In a previous post, I talked about freedom from diets. Mindfulness also offers another kind of freedom: liberation from feeling trapped by your emotions.
Sometimes a single word can make all the difference. When addressing emotional triggers that can drive us to eat when we’re not hungry–or overeat once we start eating–changing the word “from” to “to” opens the door to new possibilities. If you choose to meet your true needs rather than eat, you essentially have two options: you can try to be free from your emotions temporarily or you can allow yourself to be free to experience them. While it may seem subtle, it can make all the difference.
When you recognize that an emotional trigger such as anger, anxiety, sadness, or overwhelm is driving an urge to eat, the work of trying to free yourself from the trigger may start with the perspective that your emotional state is bad, threatening, or otherwise negative. This perspective is closely linked to the idea that your emotional state needs to be “fixed” or changed to avoid responding by eating or overeating. This leads to problem-solving mode: what actions or strategies will decrease the intensity of the emotion (talking with a close friend, journaling, taking a walk, etc.).
While problem-solving and “doing” strategies have their place in developing more effective coping mechanisms and habits, there are unintended consequences from this approach.
First, our perception of certain emotions as bad or threatening and the belief that we need to get rid of them actually keeps them in a place of power. (This is similar to the way you might allow certain foods to have power over you by attaching labels and beliefs to them such as “bad”, “tempting” or “I can’t control myself around this food”.) As long as we allow our emotions to be in a place of power, we’ll have to continue to “battle” with the triggers every time they arise. In other words, you may get yourself free from an emotional trigger for now… but what about the next time it returns?
In addition, trying to be free from emotions that might trigger unwanted behaviors rather than mindfully experiencing them may actually strip of us the potential to discover valuable information our emotions can give us about ourselves and our lives. We may be passing up an opportunity to discover needs, strength, skills, or courage we didn’t know we had.

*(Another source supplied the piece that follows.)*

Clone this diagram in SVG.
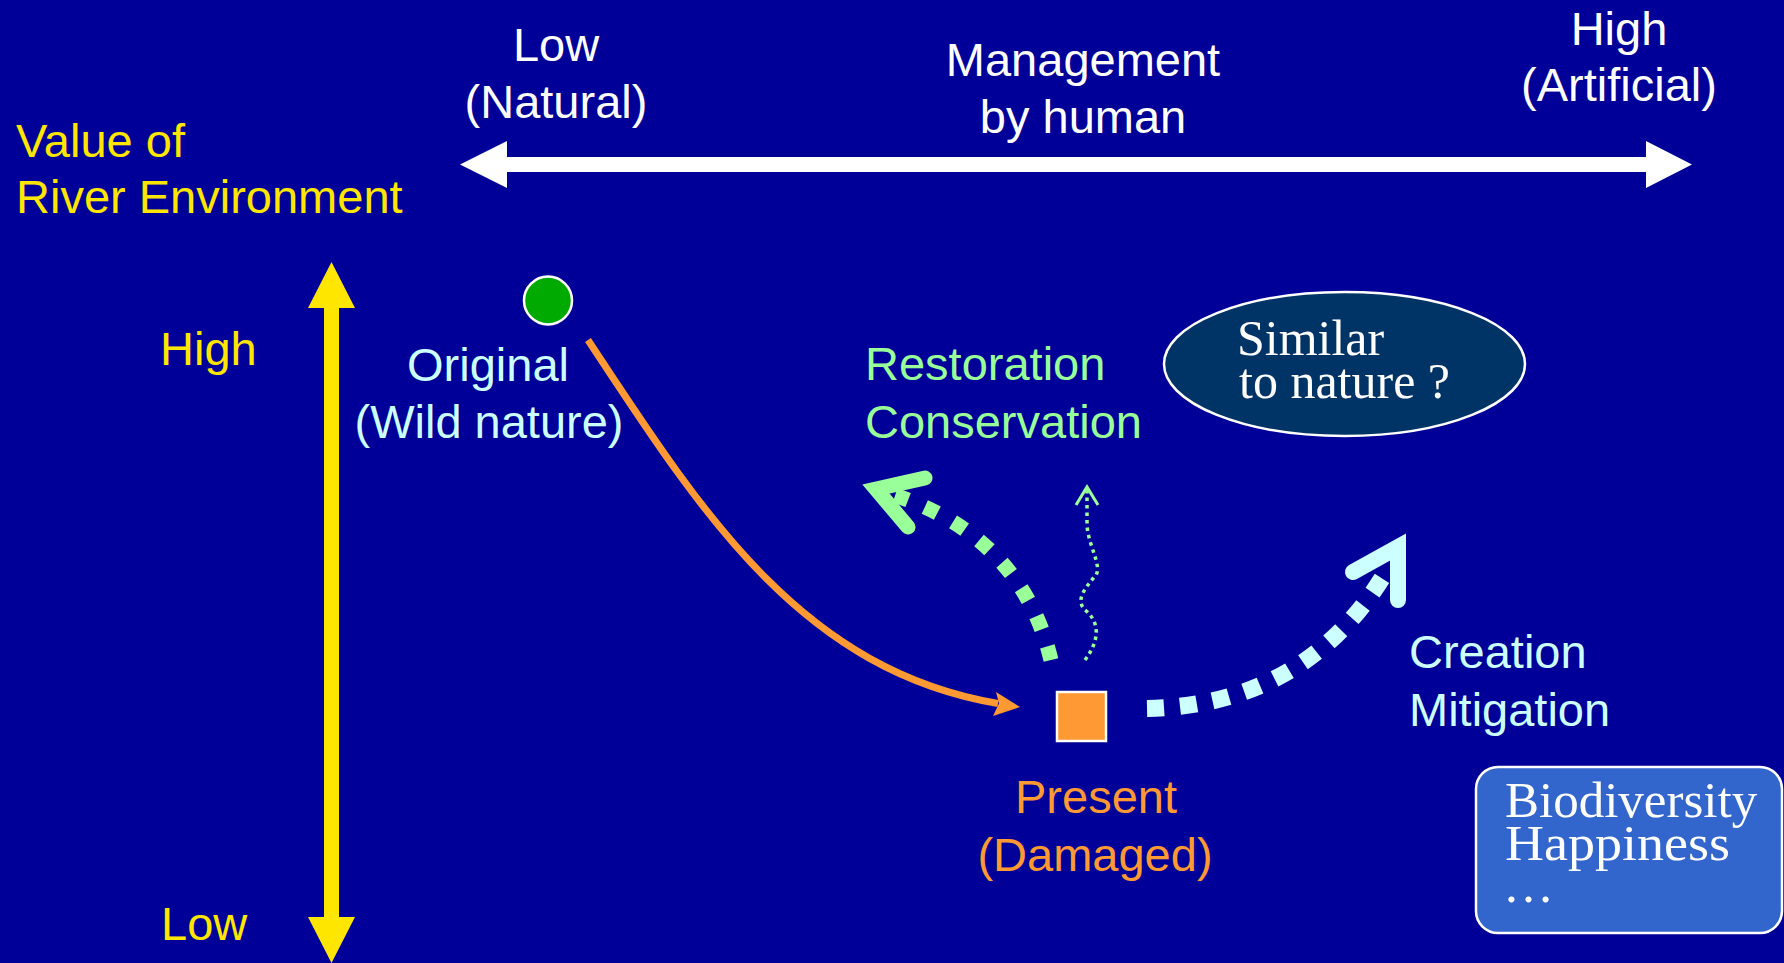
<svg xmlns="http://www.w3.org/2000/svg" width="1784" height="963" viewBox="0 0 1784 963">
<style>
.s{font-family:"Liberation Sans",Arial,sans-serif;font-size:47px}
.r{font-family:"Liberation Serif","Times New Roman",serif;fill:#fff}
.w{fill:#fff}.y{fill:#FFE600}.c{fill:#CCFFFF}.g{fill:#99FF99}.o{fill:#FF9933}
.mid{text-anchor:middle}
</style>
<rect width="1784" height="963" fill="#000099"/>
<g id="axis-x">
<polygon fill="#fff" points="460,164.5 507,141 507,157 1646,157 1646,141 1692,164.5 1646,188 1646,172 507,172 507,188"/>
<text class="s w mid" x="556" y="61">Low</text>
<text class="s w mid" x="556" y="118">(Natural)</text>
<text class="s w mid" x="1083" y="76">Management</text>
<text class="s w mid" x="1083" y="133">by human</text>
<text class="s w mid" x="1619" y="45">High</text>
<text class="s w mid" x="1619" y="101">(Artificial)</text>
</g>
<g id="axis-y">
<polygon fill="#FFE600" points="331.5,262 355,308 339,308 339,917 355,917 331.5,963 308,917 324,917 324,308 308,308"/>
<text class="s y" x="16" y="157">Value of</text>
<text class="s y" x="16" y="213">River Environment</text>
<text class="s y" x="160" y="365">High</text>
<text class="s y" x="161" y="940">Low</text>
</g>
<g id="connectors">
<path d="M588,340 C700,510 800,670 998,703.5" fill="none" stroke="#FF9933" stroke-width="7"/>
<polygon fill="#FF9933" points="1020,707 996,692 999,703.5 993,716"/>
<path d="M1051,660 Q1020,530 878,490" fill="none" stroke="#99FF99" stroke-width="15" stroke-dasharray="14 18"/>
<path d="M925,478 L876,489 L908,527" fill="none" stroke="#99FF99" stroke-width="15" stroke-linecap="round" stroke-linejoin="miter" stroke-miterlimit="10"/>
<path d="M1085,660 C1100,640 1100,622 1085,610 C1075,600 1085,588 1096,575 C1102,565 1088,545 1087,525 L1087,490" fill="none" stroke="#99FF99" stroke-width="3.5" stroke-dasharray="3.5 4"/>
<path d="M1076,505 L1087,487 L1098,505" fill="none" stroke="#99FF99" stroke-width="3"/>
<path d="M1147,708.5 Q1310,705 1390,565" fill="none" stroke="#CCFFFF" stroke-width="17" stroke-dasharray="17 16"/>
<path d="M1353,572 L1398,547 L1398,600" fill="none" stroke="#CCFFFF" stroke-width="16" stroke-linecap="round" stroke-linejoin="miter" stroke-miterlimit="10"/>
</g>
<g id="original">
<circle cx="548" cy="300.5" r="24" fill="#00AA00" stroke="#fff" stroke-width="2.5"/>
<text class="s c mid" x="488" y="381">Original</text>
<text class="s c mid" x="489" y="438">(Wild nature)</text>
</g>
<g id="present">
<rect x="1057" y="692" width="49" height="49" fill="#FF9933" stroke="#fff" stroke-width="2.5"/>
<text class="s o mid" x="1096" y="813">Present</text>
<text class="s o mid" x="1095" y="871">(Damaged)</text>
</g>
<g id="restoration">
<text class="s g" x="865" y="380">Restoration</text>
<text class="s g" x="865" y="438">Conservation</text>
</g>
<g id="creation">
<text class="s c" x="1409" y="668">Creation</text>
<text class="s c" x="1409" y="726">Mitigation</text>
</g>
<g id="similar">
<ellipse cx="1344.5" cy="364" rx="180.5" ry="72" fill="#003366" stroke="#fff" stroke-width="2.5"/>
<text class="r" x="1237" y="355" font-size="50">Similar</text>
<text class="r" x="1239" y="398" font-size="50">to nature ?</text>
</g>
<g id="biodiversity">
<rect x="1476" y="767" width="306" height="166" rx="22" fill="#3366CC" stroke="#fff" stroke-width="2.5"/>
<text class="r" x="1505" y="817" font-size="51">Biodiversity</text>
<text class="r" x="1505" y="860" font-size="51" textLength="225" lengthAdjust="spacingAndGlyphs">Happiness</text>
<text class="r" x="1503" y="902" font-size="51">…</text>
</g>
</svg>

If you allow yourself to be free to experience emotions without resistance, you essentially strip them of the power they might otherwise have to drive your behavior without your permission. You can observe your emotions non-judgmentally and accept them in a gentle, loving way. You avoid labeling even very uncomfortable emotions as “bad” or “threatening,” and stop trying to “fix” them. Instead of doing something to respond to your emotions, you allow yourself to simply be and co-exist with your emotional state, recognizing that it is only temporary and it will not harm you.
Here are a few steps to help you observe and accept your emotions:
- Everything is temporary, including emotions.
- Even uncomfortable or painful emotions have no power to harm you; only your responses can do that when you choose to respond in a self-defeating way.
- Your thoughts and feelings are not YOU; they are simply an experience you are having. You do not have to identify with them.
- Running, resisting, or stuffing uncomfortable feelings may provide temporary relief, but they’ll continue to return until you’ve allowed them to freely pass.
- Since it isn’t possible to stop thoughts and feelings for very long, picture them as clouds rolling by, allowing them to pass over you without getting “stuck” in them.
Often times, accepting uncomfortable emotions and experiencing them mindfully relieves the urge to eat or overeat without further action. It may also lead to greater insight and strength that can be valuable in other areas of your life.
Being free to experience is one of the many valuable lessons we learn through the practice of mindfulness and through the Am I Hungry? Mindful Eating Program. Perhaps Jon Kabat-Zin said it best in Wherever You Go, There You Are:
“[Mindfulness] literally allows us to see more clearly, and therefore come to understand more deeply, areas of our lives that we were out of touch with or unwilling to look at. This may include encountering deep emotions – such as grief, sadness, woundedness, anger, and fear – that we might not ordinarily allow ourselves to hold in awareness or express consciously. It is liberating in that it leads to new ways of being in our own skin and in the world, which can free of us from the ruts we so often fall into. It is empowering as well, because paying attention in this way opens channels to deep reservoirs of creativity, intelligence, imagination, clarity, determination, choice and wisdom within us.”